* **WHAT IS REQUIRED**: Read the records below and copy each line that contains "diagram".

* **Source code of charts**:
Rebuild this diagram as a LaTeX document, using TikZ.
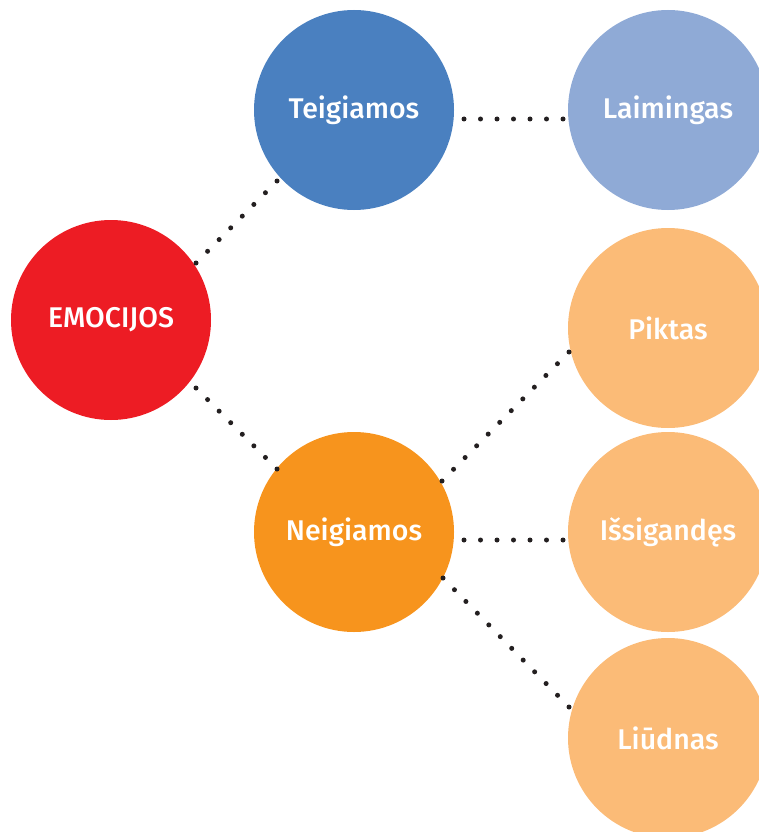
\documentclass[tikz,border=0pt]{standalone}
\usepackage{fontspec}
\setmainfont{Fira Sans Medium}
\usetikzlibrary{calc}
\definecolor{cred}{HTML}{ED1C24}
\definecolor{cblue}{HTML}{4A80C0}
\definecolor{clblue}{HTML}{8FAAD6}
\definecolor{corange}{HTML}{F7941D}
\definecolor{clorange}{HTML}{FBBB77}
\definecolor{cdot}{HTML}{231F20}
\tikzset{
  bubble/.style={circle, minimum size=200pt, inner sep=0pt, text=white,
    font=\fontsize{28.5}{32}\selectfont},
  dotfill/.style={fill=cdot}
}
\newcommand{\dotrow}[3]{%
  \foreach \i in {0,...,#3} {\fill[dotfill] ($(#1)!\i/#3!(#2)$) circle (2.5pt);}%
}
\begin{document}
\begin{tikzpicture}[x=1pt,y=-1pt]
\useasboundingbox (0,0) rectangle (758,832);
\node[bubble, fill=cred] (emo) at (111,320) {EMOCIJOS};
\node[bubble, fill=cblue] (teig) at (354,110) {Teigiamos};
\node[bubble, fill=corange] (neig) at (354,532) {Neigiamos};
\node[bubble, fill=clblue] (laim) at (668,110) {Laimingas};
\node[bubble, fill=clorange] (pik) at (668,328) {Piktas};
\node[bubble, fill=clorange] (isig) at (668,532) {Išsigandęs};
\node[bubble, fill=clorange] (liud) at (668,738) {Liūdnas};
\coordinate (a1) at ($(emo)+(85,-57)$);  \coordinate (b1) at ($(teig)+(-77,71)$);
\coordinate (a2) at ($(emo)+(85,68)$);   \coordinate (b2) at ($(neig)+(-77,-63)$);
\coordinate (a3) at ($(teig)+(110,9)$);  \coordinate (b3) at ($(laim)+(-105,9)$);
\coordinate (a4) at ($(neig)+(88,-51)$); \coordinate (b4) at ($(pik)+(-99,24)$);
\coordinate (a5) at ($(neig)+(110,8)$);  \coordinate (b5) at ($(isig)+(-105,8)$);
\coordinate (a6) at ($(neig)+(89,46)$);  \coordinate (b6) at ($(liud)+(-99,-31)$);
\dotrow{a1}{b1}{7}
\dotrow{a2}{b2}{7}
\dotrow{a3}{b3}{6}
\dotrow{a4}{b4}{11}
\dotrow{a5}{b5}{6}
\dotrow{a6}{b6}{11}
\end{tikzpicture}
\end{document}
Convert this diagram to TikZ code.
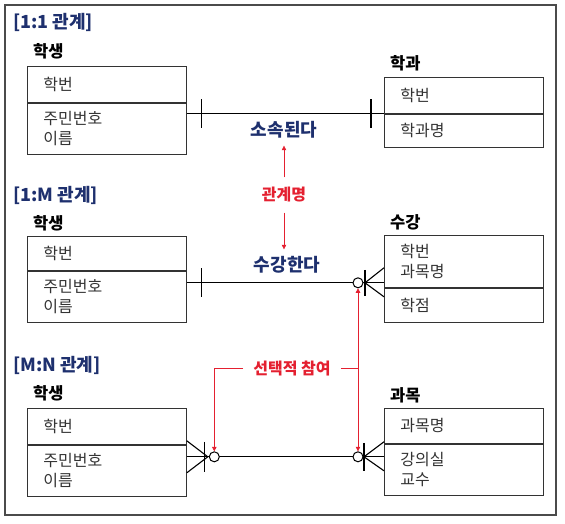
\documentclass[tikz,border=0pt]{standalone}
\usepackage{fontspec}
\setmainfont{Noto Sans CJK KR}
\usetikzlibrary{arrows.meta}

\definecolor{navy}{RGB}{30,48,110}
\definecolor{relred}{RGB}{228,32,48}
\definecolor{framegray}{RGB}{75,75,75}

\tikzset{
    attrbox/.style={draw=black!80, line width=0.8pt, rectangle, anchor=north west,
        minimum width=159pt, text width=127pt, inner xsep=16pt, inner ysep=0pt,
        align=left, text=black!80, font=\fontsize{16}{20}\selectfont},
    entname/.style={anchor=west, inner sep=0pt, font=\bfseries\fontsize{16.5}{18}\selectfont},
    sectitle/.style={anchor=west, inner sep=0pt, text=navy, font=\bfseries\fontsize{18}{20}\selectfont},
    relname/.style={inner sep=7pt, text=navy, font=\bfseries\fontsize{18}{20}\selectfont},
    note/.style={inner xsep=10pt, inner ysep=10pt, text=relred, font=\bfseries\fontsize{16}{18}\selectfont},
    link/.style={line width=1.1pt, black},
    optcirc/.style={circle, draw=black, line width=1pt, fill=white, minimum size=10pt, inner sep=0pt},
    noteline/.style={relred, line width=0.6pt},
    notearrow/.style={noteline, -{Triangle[width=4.5pt,length=4.5pt]}},
}

\begin{document}
\begin{tikzpicture}[x=1pt, y=-1pt] % pixel grid, y grows downward
    \useasboundingbox (0,0) rectangle (565,523);
    \draw[framegray, line width=1.4pt] (5,5) rectangle (556,515);

    % [1:1]
    \node[sectitle] (T1) at (13,22) {[1:1 관계]};
    \node[entname] (N_STU1) at (33,51) {학생};
    \node[attrbox, minimum height=36pt] (STU1_KEY) at (27,66) {학번};
    \node[attrbox, minimum height=51pt] (STU1_ATT) at (STU1_KEY.south west) {주민번호\\이름};
    \node[entname] (N_DEP) at (390,63) {학과};
    \node[attrbox, minimum height=36pt] (DEP_KEY) at (384,77) {학번};
    \node[attrbox, minimum height=33pt] (DEP_ATT) at (DEP_KEY.south west) {학과명};

    \coordinate (A1) at ([shift={(0,11)}]STU1_ATT.north east);
    \coordinate (B1) at (DEP_ATT.north west);
    \draw[link] (A1) -- (B1);
    \draw[link] ([shift={(15,-14.5)}]A1) -- ++(0,29);
    \draw[link] ([shift={(-13,-14.5)}]B1) -- ++(0,29);
    \node[relname] (REL1) at (284,130) {소속된다};

    % [1:M]
    \node[sectitle] (T2) at (13,195) {[1:M 관계]};
    \node[entname] (N_STU2) at (33,223) {학생};
    \node[attrbox, minimum height=34pt] (STU2_KEY) at (27,236) {학번};
    \node[attrbox, minimum height=51pt] (STU2_ATT) at (STU2_KEY.south west) {주민번호\\이름};
    \node[entname] (N_ENR) at (390,222) {수강};
    \node[attrbox, minimum height=52pt] (ENR_KEY) at (384,235) {학번\\과목명};
    \node[attrbox, minimum height=34pt] (ENR_ATT) at (ENR_KEY.south west) {학점};

    \coordinate (A2) at ([shift={(0,12)}]STU2_ATT.north east);
    \coordinate (B2) at ([shift={(0,-5)}]ENR_ATT.north west);
    \coordinate (C2) at ([shift={(-19,0)}]B2);
    \draw[link] (A2) -- (B2);
    \draw[link] ([shift={(15,-14.5)}]A2) -- ++(0,29);
    \draw[link] (C2) -- ++(19,-15) (C2) -- ++(19,14);
    \draw[link] ([shift={(0,-13)}]C2) -- ++(0,26);
    \node[optcirc] (O2) at ([shift={(-26,0)}]B2) {};
    \node[relname] (REL2) at (287,265) {수강한다};

    % [M:N]
    \node[sectitle] (T3) at (13,365) {[M:N 관계]};
    \node[entname] (N_STU3) at (33,393) {학생};
    \node[attrbox, minimum height=36pt] (STU3_KEY) at (27,408) {학번};
    \node[attrbox, minimum height=51pt] (STU3_ATT) at (STU3_KEY.south west) {주민번호\\이름};
    \node[entname] (N_SUB) at (390,395) {과목};
    \node[attrbox, minimum height=35pt] (SUB_KEY) at (384,408) {과목명};
    \node[attrbox, minimum height=51pt] (SUB_ATT) at (SUB_KEY.south west) {강의실\\교수};

    \coordinate (A3) at ([shift={(0,12)}]STU3_ATT.north east);
    \coordinate (B3) at ([shift={(0,13)}]SUB_ATT.north west);
    \coordinate (C3L) at ([shift={(21,0)}]A3);
    \coordinate (C3R) at ([shift={(-20,0)}]B3);
    \draw[link] (A3) -- (B3);
    \draw[link] (C3L) -- ++(-21,-16) (C3L) -- ++(-21,16);
    \draw[link] ([shift={(-3,-15)}]C3L) -- ++(0,30);
    \draw[link] (C3R) -- ++(20,-15) (C3R) -- ++(20,14);
    \draw[link] ([shift={(0,-14)}]C3R) -- ++(0,28);
    \node[optcirc] (O3L) at ([shift={(6.5,0)}]C3L) {};
    \node[optcirc] (O3R) at ([shift={(-26,0)}]B3) {};

    % notes
    \node[note] (RNAME) at (284,195) {관계명};
    \draw[notearrow] (RNAME.north) -- (RNAME.north |- REL1.south);
    \draw[notearrow] (RNAME.south) -- (RNAME.south |- REL2.north);

    \node[note] (OPT) at (292,368) {선택적 참여};
    \coordinate (OPT_R) at (OPT.east -| O2.south);
    \draw[notearrow] (OPT.west) -| (O3L.north);
    \draw[noteline] (OPT.east) -- (OPT_R);
    \draw[notearrow] (OPT_R) -- (O2.south);
    \draw[notearrow] (OPT_R) -- (O3R.north);
\end{tikzpicture}
\end{document}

* **RESULT OF THIS TASK**:
Rebuild this diagram as a LaTeX document, using TikZ.
Convert this diagram to TikZ code.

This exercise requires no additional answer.